For this exercise, output only the lines between the "Output the Python" line and the "ax = fig.add_axes([0.0989, 0.0257, 0.8838, 0.8133])" line, both of them included, and skip all pictures.

*****

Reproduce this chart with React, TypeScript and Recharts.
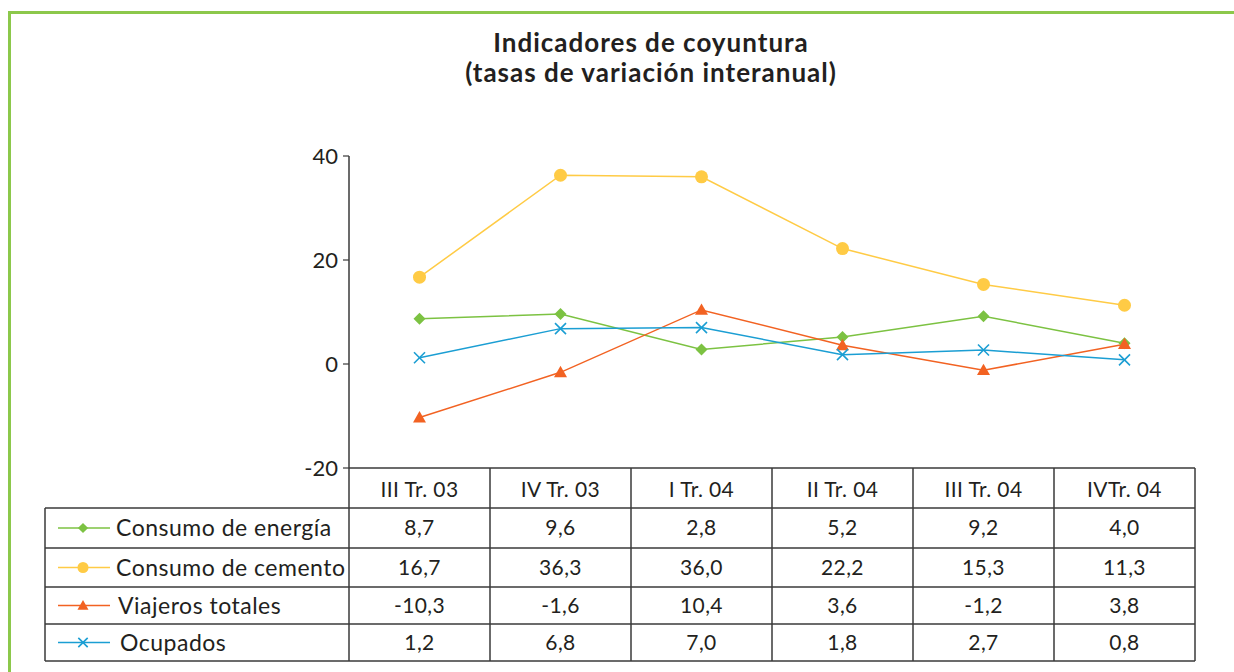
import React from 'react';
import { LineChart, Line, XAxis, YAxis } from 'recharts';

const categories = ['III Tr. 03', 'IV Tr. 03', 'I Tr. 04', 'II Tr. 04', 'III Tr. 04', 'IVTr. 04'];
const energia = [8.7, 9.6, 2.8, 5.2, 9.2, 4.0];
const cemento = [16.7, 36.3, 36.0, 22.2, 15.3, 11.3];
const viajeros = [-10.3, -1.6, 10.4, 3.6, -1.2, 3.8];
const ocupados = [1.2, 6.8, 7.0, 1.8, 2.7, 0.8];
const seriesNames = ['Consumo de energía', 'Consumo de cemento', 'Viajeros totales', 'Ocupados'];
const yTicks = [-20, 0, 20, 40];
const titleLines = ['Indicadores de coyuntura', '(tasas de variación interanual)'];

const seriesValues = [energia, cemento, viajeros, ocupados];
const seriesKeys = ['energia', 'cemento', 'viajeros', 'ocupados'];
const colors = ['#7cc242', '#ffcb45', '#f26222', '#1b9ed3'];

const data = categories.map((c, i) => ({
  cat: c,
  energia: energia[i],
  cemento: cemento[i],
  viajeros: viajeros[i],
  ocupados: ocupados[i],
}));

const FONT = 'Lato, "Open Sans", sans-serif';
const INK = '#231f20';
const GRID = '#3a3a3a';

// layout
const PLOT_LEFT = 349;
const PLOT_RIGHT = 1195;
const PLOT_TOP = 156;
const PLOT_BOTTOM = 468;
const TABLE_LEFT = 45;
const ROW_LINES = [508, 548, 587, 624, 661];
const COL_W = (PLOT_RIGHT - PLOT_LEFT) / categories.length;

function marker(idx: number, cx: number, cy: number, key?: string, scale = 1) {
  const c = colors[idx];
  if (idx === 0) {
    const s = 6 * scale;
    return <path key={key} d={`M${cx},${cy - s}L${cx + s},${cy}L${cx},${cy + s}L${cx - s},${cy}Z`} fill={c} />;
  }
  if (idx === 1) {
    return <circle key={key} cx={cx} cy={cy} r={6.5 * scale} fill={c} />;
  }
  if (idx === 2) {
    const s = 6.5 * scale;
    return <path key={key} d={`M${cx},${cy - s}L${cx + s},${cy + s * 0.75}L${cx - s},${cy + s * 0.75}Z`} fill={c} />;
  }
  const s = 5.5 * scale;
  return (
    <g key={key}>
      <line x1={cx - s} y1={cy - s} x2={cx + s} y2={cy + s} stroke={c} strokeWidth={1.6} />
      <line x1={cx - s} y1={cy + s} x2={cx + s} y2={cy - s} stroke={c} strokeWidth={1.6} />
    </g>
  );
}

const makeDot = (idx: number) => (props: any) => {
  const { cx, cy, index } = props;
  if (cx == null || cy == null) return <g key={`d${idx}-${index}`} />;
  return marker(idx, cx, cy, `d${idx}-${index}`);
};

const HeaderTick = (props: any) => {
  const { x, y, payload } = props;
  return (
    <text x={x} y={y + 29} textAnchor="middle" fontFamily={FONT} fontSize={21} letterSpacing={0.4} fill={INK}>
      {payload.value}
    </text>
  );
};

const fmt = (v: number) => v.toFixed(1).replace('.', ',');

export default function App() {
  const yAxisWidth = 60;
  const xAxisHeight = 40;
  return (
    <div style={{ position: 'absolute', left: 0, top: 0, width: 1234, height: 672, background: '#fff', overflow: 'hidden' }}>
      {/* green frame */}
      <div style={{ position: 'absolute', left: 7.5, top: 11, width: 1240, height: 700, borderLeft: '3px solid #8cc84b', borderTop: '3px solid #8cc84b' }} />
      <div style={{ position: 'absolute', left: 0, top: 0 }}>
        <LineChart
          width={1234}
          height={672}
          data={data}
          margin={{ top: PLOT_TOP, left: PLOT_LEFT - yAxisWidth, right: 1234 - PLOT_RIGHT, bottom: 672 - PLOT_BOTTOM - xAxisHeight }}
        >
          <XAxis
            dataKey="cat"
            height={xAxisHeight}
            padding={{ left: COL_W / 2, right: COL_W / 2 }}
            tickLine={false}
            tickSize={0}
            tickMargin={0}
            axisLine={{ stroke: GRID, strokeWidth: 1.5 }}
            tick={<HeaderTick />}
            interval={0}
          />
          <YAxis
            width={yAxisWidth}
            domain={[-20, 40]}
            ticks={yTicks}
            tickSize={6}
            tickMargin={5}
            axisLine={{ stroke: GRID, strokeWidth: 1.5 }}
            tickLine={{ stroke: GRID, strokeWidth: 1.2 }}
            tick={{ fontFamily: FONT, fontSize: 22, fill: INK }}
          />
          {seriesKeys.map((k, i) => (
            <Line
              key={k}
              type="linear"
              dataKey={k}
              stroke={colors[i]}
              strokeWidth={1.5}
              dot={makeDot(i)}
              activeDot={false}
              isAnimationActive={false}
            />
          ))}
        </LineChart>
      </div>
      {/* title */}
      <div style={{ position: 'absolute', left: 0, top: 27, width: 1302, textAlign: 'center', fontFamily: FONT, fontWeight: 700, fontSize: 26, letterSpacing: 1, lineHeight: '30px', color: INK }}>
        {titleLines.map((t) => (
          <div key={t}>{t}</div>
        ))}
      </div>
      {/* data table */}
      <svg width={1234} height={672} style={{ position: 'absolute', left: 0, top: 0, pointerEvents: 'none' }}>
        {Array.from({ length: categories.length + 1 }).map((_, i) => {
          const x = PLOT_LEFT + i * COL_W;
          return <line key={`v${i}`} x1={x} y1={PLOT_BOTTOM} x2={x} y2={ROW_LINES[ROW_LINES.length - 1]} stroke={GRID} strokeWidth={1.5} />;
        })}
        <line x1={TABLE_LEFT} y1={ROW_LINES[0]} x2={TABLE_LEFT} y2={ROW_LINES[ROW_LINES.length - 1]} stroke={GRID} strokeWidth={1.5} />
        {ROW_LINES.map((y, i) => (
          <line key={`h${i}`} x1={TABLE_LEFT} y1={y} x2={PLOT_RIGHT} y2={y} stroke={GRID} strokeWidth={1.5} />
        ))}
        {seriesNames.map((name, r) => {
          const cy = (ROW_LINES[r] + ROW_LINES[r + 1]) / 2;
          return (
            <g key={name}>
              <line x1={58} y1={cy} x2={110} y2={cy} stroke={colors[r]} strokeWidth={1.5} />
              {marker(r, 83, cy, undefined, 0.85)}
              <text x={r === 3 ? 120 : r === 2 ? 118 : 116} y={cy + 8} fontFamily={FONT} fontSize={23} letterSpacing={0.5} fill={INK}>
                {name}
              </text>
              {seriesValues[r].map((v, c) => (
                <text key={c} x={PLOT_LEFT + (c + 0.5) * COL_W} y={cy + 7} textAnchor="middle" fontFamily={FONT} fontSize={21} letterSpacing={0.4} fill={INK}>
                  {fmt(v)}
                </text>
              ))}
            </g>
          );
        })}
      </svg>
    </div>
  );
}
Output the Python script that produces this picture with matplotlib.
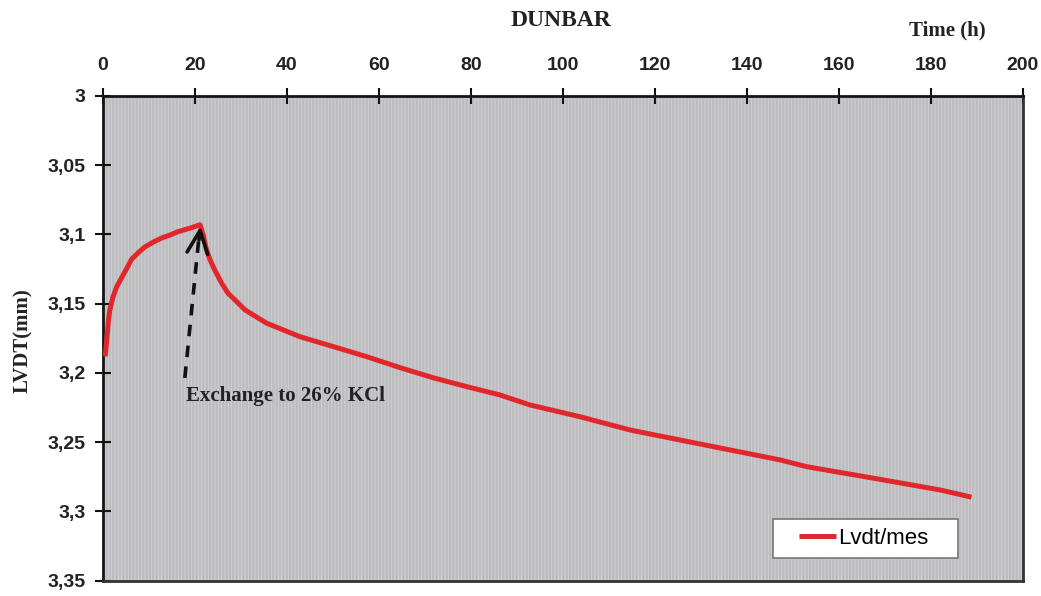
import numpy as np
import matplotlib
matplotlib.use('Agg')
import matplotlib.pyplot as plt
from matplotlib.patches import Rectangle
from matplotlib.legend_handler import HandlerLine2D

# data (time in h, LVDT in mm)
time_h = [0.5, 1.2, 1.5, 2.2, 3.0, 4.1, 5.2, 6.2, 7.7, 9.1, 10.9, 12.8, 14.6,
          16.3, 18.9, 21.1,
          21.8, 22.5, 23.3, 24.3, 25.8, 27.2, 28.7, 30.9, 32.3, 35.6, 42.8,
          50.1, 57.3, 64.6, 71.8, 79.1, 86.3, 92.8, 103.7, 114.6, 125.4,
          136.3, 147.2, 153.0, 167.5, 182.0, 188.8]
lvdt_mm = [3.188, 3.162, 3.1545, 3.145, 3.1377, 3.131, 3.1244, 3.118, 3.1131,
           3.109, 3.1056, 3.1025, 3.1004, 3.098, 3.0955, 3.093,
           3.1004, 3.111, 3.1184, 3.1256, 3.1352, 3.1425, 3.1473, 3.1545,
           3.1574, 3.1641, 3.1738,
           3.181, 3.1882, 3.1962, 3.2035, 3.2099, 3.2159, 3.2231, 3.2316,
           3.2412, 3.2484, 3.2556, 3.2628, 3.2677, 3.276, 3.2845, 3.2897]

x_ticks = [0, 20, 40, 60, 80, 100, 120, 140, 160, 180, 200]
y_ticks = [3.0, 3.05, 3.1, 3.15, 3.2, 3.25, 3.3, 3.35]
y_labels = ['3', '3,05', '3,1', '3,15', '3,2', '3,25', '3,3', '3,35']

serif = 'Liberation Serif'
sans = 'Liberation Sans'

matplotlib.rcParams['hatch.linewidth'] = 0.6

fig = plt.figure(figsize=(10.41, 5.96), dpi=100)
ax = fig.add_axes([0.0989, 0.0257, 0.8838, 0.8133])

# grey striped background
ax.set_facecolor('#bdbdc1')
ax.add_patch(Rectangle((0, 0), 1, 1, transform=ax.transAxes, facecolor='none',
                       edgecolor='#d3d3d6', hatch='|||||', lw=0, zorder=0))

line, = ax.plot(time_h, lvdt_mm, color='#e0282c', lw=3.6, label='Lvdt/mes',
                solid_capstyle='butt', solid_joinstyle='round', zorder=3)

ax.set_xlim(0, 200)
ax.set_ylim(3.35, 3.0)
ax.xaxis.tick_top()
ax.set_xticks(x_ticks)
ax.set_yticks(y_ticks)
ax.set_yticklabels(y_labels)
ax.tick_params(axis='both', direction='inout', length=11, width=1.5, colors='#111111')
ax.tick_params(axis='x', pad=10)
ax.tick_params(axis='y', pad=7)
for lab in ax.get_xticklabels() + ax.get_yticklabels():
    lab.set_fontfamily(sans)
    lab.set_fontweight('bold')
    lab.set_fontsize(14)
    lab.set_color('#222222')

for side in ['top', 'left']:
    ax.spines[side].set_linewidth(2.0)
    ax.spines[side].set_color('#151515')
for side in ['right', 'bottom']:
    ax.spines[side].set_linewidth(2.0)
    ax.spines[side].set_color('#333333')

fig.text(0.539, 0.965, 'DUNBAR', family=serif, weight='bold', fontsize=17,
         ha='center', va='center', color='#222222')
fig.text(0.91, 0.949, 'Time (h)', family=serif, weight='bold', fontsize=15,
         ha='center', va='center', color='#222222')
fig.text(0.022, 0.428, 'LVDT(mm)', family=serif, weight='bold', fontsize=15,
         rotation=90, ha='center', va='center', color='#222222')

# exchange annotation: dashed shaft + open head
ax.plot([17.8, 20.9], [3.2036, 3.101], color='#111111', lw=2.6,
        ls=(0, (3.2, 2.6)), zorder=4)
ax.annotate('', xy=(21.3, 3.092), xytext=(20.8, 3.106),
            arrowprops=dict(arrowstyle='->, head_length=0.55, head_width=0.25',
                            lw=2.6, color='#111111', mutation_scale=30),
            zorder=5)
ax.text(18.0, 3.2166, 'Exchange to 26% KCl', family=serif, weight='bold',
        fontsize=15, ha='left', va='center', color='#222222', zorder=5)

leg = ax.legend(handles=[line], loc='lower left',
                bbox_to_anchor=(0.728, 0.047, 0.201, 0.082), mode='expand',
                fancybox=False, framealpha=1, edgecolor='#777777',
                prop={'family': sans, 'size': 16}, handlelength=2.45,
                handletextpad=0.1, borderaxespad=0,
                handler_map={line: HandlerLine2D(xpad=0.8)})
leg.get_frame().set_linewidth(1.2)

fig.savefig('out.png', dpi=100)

*****

» **Problem solution**
Output the Python script that produces this picture with matplotlib.
import numpy as np
import matplotlib
matplotlib.use('Agg')
import matplotlib.pyplot as plt
from matplotlib.patches import Rectangle
from matplotlib.legend_handler import HandlerLine2D

# data (time in h, LVDT in mm)
time_h = [0.5, 1.2, 1.5, 2.2, 3.0, 4.1, 5.2, 6.2, 7.7, 9.1, 10.9, 12.8, 14.6,
          16.3, 18.9, 21.1,
          21.8, 22.5, 23.3, 24.3, 25.8, 27.2, 28.7, 30.9, 32.3, 35.6, 42.8,
          50.1, 57.3, 64.6, 71.8, 79.1, 86.3, 92.8, 103.7, 114.6, 125.4,
          136.3, 147.2, 153.0, 167.5, 182.0, 188.8]
lvdt_mm = [3.188, 3.162, 3.1545, 3.145, 3.1377, 3.131, 3.1244, 3.118, 3.1131,
           3.109, 3.1056, 3.1025, 3.1004, 3.098, 3.0955, 3.093,
           3.1004, 3.111, 3.1184, 3.1256, 3.1352, 3.1425, 3.1473, 3.1545,
           3.1574, 3.1641, 3.1738,
           3.181, 3.1882, 3.1962, 3.2035, 3.2099, 3.2159, 3.2231, 3.2316,
           3.2412, 3.2484, 3.2556, 3.2628, 3.2677, 3.276, 3.2845, 3.2897]

x_ticks = [0, 20, 40, 60, 80, 100, 120, 140, 160, 180, 200]
y_ticks = [3.0, 3.05, 3.1, 3.15, 3.2, 3.25, 3.3, 3.35]
y_labels = ['3', '3,05', '3,1', '3,15', '3,2', '3,25', '3,3', '3,35']

serif = 'Liberation Serif'
sans = 'Liberation Sans'

matplotlib.rcParams['hatch.linewidth'] = 0.6

fig = plt.figure(figsize=(10.41, 5.96), dpi=100)
ax = fig.add_axes([0.0989, 0.0257, 0.8838, 0.8133])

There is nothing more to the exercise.